Repeat exactly, please, the lines that begin at the start of the listing and end at the line holding "let heatColumns = [ctrlA, ctrlB, simsC, simsD];".

----- SOURCE DATA -----

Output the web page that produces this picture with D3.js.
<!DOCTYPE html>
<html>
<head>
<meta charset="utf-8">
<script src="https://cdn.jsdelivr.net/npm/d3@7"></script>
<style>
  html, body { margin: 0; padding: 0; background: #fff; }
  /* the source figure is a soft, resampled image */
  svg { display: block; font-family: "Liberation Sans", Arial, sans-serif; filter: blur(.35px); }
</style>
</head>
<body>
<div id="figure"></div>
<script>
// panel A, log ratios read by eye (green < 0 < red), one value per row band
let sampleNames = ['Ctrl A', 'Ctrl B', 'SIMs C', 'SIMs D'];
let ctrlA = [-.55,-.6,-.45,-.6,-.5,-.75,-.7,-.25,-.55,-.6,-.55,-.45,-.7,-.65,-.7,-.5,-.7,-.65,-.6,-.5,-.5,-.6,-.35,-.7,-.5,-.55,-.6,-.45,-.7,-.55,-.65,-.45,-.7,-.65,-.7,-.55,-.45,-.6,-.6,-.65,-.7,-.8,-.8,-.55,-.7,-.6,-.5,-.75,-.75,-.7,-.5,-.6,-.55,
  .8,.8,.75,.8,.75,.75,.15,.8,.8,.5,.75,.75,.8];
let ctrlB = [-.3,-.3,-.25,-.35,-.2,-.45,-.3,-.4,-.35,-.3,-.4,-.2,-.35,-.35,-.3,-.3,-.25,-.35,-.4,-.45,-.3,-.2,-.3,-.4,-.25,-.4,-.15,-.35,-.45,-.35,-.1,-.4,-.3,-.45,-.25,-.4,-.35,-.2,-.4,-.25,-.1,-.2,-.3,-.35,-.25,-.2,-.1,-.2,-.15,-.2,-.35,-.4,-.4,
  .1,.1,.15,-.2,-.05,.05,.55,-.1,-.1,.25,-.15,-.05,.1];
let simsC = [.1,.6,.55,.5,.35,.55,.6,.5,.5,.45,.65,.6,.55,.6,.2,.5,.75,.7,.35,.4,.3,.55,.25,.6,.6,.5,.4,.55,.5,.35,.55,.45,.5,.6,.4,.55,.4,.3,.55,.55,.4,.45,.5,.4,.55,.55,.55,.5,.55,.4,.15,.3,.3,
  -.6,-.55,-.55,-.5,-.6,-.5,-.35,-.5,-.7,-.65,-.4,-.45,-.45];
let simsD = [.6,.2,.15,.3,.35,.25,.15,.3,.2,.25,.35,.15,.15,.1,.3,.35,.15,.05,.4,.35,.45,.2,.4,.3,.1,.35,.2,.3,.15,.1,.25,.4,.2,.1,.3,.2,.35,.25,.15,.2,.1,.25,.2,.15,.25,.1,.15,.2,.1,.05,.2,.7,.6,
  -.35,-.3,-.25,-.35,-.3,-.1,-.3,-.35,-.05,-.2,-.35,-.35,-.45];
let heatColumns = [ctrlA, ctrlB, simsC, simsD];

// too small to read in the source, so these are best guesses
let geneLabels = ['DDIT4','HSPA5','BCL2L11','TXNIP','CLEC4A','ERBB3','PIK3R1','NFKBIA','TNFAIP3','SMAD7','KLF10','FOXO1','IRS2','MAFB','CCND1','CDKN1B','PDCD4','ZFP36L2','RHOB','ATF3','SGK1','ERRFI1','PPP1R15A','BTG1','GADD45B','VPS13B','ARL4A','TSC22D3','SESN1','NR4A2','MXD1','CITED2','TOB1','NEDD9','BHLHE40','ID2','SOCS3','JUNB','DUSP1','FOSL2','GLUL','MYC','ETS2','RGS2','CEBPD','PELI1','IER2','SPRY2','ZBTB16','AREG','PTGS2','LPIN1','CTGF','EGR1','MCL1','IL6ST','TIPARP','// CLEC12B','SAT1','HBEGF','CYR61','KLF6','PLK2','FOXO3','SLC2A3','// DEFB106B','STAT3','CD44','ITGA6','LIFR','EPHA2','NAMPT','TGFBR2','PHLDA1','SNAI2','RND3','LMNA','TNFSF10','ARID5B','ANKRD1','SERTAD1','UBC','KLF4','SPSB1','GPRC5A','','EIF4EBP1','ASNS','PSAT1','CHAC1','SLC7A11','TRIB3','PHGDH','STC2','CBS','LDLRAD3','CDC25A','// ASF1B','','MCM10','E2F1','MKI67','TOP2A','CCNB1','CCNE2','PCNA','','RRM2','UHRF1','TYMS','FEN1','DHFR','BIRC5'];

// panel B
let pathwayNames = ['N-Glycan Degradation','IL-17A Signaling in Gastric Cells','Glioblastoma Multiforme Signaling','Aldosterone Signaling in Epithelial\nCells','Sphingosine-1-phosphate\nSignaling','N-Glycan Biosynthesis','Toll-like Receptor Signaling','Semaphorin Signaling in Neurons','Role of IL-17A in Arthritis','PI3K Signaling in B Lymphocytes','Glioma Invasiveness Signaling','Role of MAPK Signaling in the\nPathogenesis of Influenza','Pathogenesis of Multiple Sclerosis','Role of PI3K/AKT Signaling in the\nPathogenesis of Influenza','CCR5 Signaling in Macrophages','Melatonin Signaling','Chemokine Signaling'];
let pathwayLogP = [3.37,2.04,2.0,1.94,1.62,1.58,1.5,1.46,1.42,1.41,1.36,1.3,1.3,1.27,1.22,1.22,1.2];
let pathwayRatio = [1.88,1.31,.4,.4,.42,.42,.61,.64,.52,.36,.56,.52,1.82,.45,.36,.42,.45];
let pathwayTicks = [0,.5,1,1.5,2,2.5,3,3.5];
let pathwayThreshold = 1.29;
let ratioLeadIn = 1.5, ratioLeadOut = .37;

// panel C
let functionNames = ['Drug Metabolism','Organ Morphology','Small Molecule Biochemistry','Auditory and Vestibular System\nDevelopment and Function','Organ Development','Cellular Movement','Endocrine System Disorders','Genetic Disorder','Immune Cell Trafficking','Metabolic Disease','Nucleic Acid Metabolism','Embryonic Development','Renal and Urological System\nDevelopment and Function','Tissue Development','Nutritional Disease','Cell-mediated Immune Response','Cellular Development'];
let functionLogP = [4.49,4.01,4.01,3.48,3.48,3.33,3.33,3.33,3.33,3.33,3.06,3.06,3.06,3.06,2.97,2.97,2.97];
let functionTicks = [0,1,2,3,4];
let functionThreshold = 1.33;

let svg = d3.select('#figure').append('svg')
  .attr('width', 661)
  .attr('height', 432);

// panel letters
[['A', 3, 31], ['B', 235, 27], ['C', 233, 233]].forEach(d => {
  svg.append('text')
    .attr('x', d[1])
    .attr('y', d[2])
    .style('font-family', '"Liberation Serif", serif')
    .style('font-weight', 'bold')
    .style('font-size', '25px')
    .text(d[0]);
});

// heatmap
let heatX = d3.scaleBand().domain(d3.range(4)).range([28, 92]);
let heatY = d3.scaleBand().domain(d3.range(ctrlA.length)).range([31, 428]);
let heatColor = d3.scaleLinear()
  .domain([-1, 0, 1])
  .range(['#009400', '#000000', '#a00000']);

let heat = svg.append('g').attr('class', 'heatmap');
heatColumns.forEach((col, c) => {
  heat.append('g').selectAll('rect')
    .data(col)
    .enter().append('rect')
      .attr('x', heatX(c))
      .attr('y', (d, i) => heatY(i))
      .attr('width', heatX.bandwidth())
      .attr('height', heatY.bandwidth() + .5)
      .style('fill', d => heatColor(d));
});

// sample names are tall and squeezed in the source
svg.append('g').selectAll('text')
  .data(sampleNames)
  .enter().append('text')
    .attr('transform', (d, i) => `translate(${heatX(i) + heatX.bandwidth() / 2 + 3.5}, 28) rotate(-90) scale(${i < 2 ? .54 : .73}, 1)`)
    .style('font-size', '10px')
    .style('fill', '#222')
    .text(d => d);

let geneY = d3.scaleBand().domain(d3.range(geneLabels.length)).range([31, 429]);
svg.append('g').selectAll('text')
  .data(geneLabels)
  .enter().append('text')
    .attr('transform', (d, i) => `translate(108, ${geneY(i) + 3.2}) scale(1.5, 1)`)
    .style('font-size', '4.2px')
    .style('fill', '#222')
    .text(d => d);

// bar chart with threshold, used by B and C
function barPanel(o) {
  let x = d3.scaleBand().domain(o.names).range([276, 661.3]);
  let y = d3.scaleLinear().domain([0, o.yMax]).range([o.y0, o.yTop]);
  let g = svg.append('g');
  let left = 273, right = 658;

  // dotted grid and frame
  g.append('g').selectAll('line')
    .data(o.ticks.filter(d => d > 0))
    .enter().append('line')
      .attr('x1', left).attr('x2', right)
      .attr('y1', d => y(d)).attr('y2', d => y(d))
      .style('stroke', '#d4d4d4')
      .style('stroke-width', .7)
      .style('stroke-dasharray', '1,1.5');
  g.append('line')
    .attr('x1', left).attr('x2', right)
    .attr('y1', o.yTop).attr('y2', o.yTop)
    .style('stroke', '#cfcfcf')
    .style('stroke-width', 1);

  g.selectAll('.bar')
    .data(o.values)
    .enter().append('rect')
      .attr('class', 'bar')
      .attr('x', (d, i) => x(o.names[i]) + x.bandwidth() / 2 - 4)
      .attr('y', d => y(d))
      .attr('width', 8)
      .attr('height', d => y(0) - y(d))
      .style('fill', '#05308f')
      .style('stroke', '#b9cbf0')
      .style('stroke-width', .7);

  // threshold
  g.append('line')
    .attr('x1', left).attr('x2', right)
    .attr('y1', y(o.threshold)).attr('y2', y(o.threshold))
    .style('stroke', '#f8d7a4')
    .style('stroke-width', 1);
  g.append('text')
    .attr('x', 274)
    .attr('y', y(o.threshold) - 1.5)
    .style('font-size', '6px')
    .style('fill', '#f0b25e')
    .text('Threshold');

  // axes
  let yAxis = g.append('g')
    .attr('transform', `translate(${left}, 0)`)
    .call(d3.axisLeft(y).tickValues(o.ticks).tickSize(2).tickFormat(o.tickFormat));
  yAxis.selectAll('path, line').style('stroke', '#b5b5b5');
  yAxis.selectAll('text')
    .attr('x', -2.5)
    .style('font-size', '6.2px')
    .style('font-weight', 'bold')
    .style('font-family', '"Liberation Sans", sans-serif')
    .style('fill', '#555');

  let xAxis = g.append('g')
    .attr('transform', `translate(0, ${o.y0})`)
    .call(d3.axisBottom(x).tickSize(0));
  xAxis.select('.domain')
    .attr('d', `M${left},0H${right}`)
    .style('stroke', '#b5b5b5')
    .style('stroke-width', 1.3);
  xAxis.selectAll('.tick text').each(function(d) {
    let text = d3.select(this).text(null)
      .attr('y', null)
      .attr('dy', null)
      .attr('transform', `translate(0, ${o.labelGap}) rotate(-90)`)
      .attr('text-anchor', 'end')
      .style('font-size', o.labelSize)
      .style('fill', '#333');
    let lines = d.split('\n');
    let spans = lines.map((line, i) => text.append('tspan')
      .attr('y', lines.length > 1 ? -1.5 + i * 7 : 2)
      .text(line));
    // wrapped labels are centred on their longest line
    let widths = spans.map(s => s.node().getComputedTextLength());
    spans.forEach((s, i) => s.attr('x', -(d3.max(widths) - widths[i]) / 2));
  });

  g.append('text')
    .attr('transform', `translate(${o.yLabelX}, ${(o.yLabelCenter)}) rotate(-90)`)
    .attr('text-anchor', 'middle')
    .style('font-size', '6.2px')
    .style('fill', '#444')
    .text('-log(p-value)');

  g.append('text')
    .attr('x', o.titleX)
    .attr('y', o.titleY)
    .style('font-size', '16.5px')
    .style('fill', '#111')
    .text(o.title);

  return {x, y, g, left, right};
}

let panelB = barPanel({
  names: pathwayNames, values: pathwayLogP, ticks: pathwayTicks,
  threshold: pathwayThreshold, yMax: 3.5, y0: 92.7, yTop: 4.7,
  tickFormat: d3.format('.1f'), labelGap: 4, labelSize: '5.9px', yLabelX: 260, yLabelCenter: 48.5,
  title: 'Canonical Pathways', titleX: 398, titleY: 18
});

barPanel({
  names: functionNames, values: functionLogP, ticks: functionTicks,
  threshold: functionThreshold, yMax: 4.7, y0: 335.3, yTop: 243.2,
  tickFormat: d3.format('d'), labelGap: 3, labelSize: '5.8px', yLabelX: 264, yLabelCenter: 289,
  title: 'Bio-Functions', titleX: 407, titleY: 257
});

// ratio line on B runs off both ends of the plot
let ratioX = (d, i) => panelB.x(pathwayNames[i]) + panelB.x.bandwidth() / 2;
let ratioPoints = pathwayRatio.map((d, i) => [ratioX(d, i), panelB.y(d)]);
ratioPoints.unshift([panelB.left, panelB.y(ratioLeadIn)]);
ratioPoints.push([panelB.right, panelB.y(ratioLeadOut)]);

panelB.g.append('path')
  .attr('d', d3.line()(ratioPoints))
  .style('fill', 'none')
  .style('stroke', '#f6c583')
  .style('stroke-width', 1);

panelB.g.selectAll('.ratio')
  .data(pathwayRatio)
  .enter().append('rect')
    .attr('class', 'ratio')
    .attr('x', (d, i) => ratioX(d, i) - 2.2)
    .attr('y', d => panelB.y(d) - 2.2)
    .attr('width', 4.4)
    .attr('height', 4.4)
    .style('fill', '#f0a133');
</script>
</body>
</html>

-----

_WRITTEN SOLUTION_.
Output the web page that produces this picture with D3.js.
<!DOCTYPE html>
<html>
<head>
<meta charset="utf-8">
<script src="https://cdn.jsdelivr.net/npm/d3@7"></script>
<style>
  html, body { margin: 0; padding: 0; background: #fff; }
  /* the source figure is a soft, resampled image */
  svg { display: block; font-family: "Liberation Sans", Arial, sans-serif; filter: blur(.35px); }
</style>
</head>
<body>
<div id="figure"></div>
<script>
// panel A, log ratios read by eye (green < 0 < red), one value per row band
let sampleNames = ['Ctrl A', 'Ctrl B', 'SIMs C', 'SIMs D'];
let ctrlA = [-.55,-.6,-.45,-.6,-.5,-.75,-.7,-.25,-.55,-.6,-.55,-.45,-.7,-.65,-.7,-.5,-.7,-.65,-.6,-.5,-.5,-.6,-.35,-.7,-.5,-.55,-.6,-.45,-.7,-.55,-.65,-.45,-.7,-.65,-.7,-.55,-.45,-.6,-.6,-.65,-.7,-.8,-.8,-.55,-.7,-.6,-.5,-.75,-.75,-.7,-.5,-.6,-.55,
  .8,.8,.75,.8,.75,.75,.15,.8,.8,.5,.75,.75,.8];
let ctrlB = [-.3,-.3,-.25,-.35,-.2,-.45,-.3,-.4,-.35,-.3,-.4,-.2,-.35,-.35,-.3,-.3,-.25,-.35,-.4,-.45,-.3,-.2,-.3,-.4,-.25,-.4,-.15,-.35,-.45,-.35,-.1,-.4,-.3,-.45,-.25,-.4,-.35,-.2,-.4,-.25,-.1,-.2,-.3,-.35,-.25,-.2,-.1,-.2,-.15,-.2,-.35,-.4,-.4,
  .1,.1,.15,-.2,-.05,.05,.55,-.1,-.1,.25,-.15,-.05,.1];
let simsC = [.1,.6,.55,.5,.35,.55,.6,.5,.5,.45,.65,.6,.55,.6,.2,.5,.75,.7,.35,.4,.3,.55,.25,.6,.6,.5,.4,.55,.5,.35,.55,.45,.5,.6,.4,.55,.4,.3,.55,.55,.4,.45,.5,.4,.55,.55,.55,.5,.55,.4,.15,.3,.3,
  -.6,-.55,-.55,-.5,-.6,-.5,-.35,-.5,-.7,-.65,-.4,-.45,-.45];
let simsD = [.6,.2,.15,.3,.35,.25,.15,.3,.2,.25,.35,.15,.15,.1,.3,.35,.15,.05,.4,.35,.45,.2,.4,.3,.1,.35,.2,.3,.15,.1,.25,.4,.2,.1,.3,.2,.35,.25,.15,.2,.1,.25,.2,.15,.25,.1,.15,.2,.1,.05,.2,.7,.6,
  -.35,-.3,-.25,-.35,-.3,-.1,-.3,-.35,-.05,-.2,-.35,-.35,-.45];
let heatColumns = [ctrlA, ctrlB, simsC, simsD];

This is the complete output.